▸ **INSTRUCTIONS FOR THE TASK**: Return every line below in which "this" appears.

▸ **EXERCISE DATA**:
══════════

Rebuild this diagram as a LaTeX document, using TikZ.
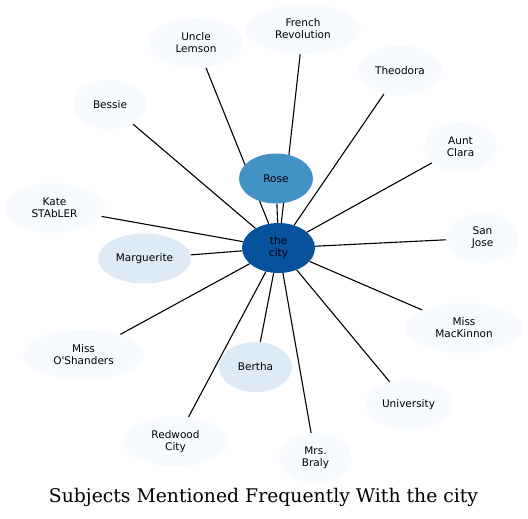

══════════

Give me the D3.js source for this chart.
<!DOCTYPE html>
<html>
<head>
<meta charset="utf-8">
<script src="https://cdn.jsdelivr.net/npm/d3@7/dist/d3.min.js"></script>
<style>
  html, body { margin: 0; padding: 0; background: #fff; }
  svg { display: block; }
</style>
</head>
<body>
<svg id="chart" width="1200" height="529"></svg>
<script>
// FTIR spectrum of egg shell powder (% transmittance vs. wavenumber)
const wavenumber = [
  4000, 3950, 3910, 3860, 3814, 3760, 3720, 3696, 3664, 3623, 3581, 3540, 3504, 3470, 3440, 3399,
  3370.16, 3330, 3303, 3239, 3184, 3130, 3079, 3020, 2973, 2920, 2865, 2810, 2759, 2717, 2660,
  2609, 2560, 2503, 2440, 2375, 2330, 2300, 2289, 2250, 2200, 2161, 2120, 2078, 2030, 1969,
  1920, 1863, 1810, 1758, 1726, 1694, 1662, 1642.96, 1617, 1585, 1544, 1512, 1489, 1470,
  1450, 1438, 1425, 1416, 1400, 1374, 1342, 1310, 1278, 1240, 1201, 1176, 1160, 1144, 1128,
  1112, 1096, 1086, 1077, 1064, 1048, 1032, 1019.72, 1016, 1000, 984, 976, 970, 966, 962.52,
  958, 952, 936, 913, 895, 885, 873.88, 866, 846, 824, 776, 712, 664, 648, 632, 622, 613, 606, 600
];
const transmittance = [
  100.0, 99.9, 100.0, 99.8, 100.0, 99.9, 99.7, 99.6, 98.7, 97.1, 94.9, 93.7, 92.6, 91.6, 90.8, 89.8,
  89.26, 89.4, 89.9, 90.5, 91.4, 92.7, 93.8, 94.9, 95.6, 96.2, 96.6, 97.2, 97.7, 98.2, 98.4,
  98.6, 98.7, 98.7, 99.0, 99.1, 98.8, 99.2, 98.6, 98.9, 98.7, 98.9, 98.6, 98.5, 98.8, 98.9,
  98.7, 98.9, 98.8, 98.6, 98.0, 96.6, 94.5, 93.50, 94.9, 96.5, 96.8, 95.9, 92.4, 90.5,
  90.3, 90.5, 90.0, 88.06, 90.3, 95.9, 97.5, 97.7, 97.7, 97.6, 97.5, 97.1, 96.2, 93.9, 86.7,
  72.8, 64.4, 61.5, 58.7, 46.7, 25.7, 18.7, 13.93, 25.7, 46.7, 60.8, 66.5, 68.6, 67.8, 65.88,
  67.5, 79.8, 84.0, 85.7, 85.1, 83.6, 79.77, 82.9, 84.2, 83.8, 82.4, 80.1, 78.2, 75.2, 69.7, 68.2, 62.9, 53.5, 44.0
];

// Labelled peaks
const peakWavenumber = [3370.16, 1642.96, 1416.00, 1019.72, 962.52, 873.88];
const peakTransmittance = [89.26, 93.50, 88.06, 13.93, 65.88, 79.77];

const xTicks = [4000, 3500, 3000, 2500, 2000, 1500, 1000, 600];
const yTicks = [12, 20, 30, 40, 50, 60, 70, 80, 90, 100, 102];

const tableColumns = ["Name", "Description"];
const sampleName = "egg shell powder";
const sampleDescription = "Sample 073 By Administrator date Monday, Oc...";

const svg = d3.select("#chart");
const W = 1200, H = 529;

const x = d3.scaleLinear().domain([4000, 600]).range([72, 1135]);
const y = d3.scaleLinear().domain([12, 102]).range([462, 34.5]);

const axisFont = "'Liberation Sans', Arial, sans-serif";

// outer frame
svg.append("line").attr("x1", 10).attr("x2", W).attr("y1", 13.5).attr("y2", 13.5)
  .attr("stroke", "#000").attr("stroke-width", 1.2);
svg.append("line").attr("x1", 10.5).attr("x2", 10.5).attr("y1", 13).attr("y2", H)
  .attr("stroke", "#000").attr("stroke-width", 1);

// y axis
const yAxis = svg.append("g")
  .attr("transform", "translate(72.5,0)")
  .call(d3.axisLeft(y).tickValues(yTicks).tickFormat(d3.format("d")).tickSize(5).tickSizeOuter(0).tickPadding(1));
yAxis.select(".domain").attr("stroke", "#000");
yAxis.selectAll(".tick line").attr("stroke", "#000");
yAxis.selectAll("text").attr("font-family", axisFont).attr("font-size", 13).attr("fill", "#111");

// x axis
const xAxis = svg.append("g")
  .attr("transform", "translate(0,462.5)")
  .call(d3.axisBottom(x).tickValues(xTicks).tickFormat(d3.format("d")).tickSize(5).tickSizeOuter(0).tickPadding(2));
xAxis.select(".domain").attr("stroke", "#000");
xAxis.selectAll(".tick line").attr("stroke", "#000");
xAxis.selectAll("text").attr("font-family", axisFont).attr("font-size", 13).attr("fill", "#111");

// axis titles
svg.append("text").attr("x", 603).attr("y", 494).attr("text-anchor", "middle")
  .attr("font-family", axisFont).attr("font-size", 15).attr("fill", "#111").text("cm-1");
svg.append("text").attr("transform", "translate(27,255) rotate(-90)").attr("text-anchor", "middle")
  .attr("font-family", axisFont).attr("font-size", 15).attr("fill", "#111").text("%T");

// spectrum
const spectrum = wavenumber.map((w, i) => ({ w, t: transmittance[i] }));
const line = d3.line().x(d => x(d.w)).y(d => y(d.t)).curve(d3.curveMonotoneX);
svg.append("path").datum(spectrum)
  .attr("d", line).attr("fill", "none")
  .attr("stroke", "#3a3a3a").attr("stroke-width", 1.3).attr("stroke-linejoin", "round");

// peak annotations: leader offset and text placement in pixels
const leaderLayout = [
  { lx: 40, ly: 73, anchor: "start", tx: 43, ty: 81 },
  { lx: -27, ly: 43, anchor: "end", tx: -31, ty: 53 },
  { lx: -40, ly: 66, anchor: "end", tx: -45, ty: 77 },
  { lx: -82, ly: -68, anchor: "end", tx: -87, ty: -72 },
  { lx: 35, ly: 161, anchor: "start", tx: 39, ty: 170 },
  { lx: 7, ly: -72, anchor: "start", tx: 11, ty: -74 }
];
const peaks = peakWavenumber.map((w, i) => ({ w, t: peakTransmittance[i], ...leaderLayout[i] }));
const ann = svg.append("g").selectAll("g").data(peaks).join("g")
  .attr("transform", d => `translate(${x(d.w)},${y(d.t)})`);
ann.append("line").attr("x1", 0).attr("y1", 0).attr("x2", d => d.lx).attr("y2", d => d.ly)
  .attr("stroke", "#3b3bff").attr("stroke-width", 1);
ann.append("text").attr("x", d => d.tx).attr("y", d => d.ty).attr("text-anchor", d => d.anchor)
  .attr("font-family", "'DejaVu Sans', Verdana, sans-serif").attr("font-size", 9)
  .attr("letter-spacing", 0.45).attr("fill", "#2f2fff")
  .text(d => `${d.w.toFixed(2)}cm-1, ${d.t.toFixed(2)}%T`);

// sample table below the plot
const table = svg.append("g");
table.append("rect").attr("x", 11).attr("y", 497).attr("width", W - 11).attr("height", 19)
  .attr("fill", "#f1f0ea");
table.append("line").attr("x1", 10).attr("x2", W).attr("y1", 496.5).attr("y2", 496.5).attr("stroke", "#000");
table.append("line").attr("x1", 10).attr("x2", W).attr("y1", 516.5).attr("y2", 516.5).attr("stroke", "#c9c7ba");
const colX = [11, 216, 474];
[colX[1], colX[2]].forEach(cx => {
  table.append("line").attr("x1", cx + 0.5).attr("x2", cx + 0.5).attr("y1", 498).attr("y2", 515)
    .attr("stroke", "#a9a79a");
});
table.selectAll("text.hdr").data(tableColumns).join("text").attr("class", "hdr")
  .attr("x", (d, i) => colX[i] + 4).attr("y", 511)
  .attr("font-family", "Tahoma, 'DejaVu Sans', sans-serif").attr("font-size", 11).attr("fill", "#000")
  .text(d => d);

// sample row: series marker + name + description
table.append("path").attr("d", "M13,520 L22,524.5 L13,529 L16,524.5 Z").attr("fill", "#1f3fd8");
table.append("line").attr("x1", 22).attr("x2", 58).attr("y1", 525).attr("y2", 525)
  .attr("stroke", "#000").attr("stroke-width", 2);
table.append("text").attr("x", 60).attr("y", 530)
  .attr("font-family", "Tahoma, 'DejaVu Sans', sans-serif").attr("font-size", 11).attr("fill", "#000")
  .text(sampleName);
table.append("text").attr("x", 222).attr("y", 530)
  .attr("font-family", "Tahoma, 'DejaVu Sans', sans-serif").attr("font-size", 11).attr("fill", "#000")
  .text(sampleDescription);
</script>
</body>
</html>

══════════

▸ **RESULT BELOW**:
Rebuild this diagram as a LaTeX document, using TikZ.
Give me the D3.js source for this chart.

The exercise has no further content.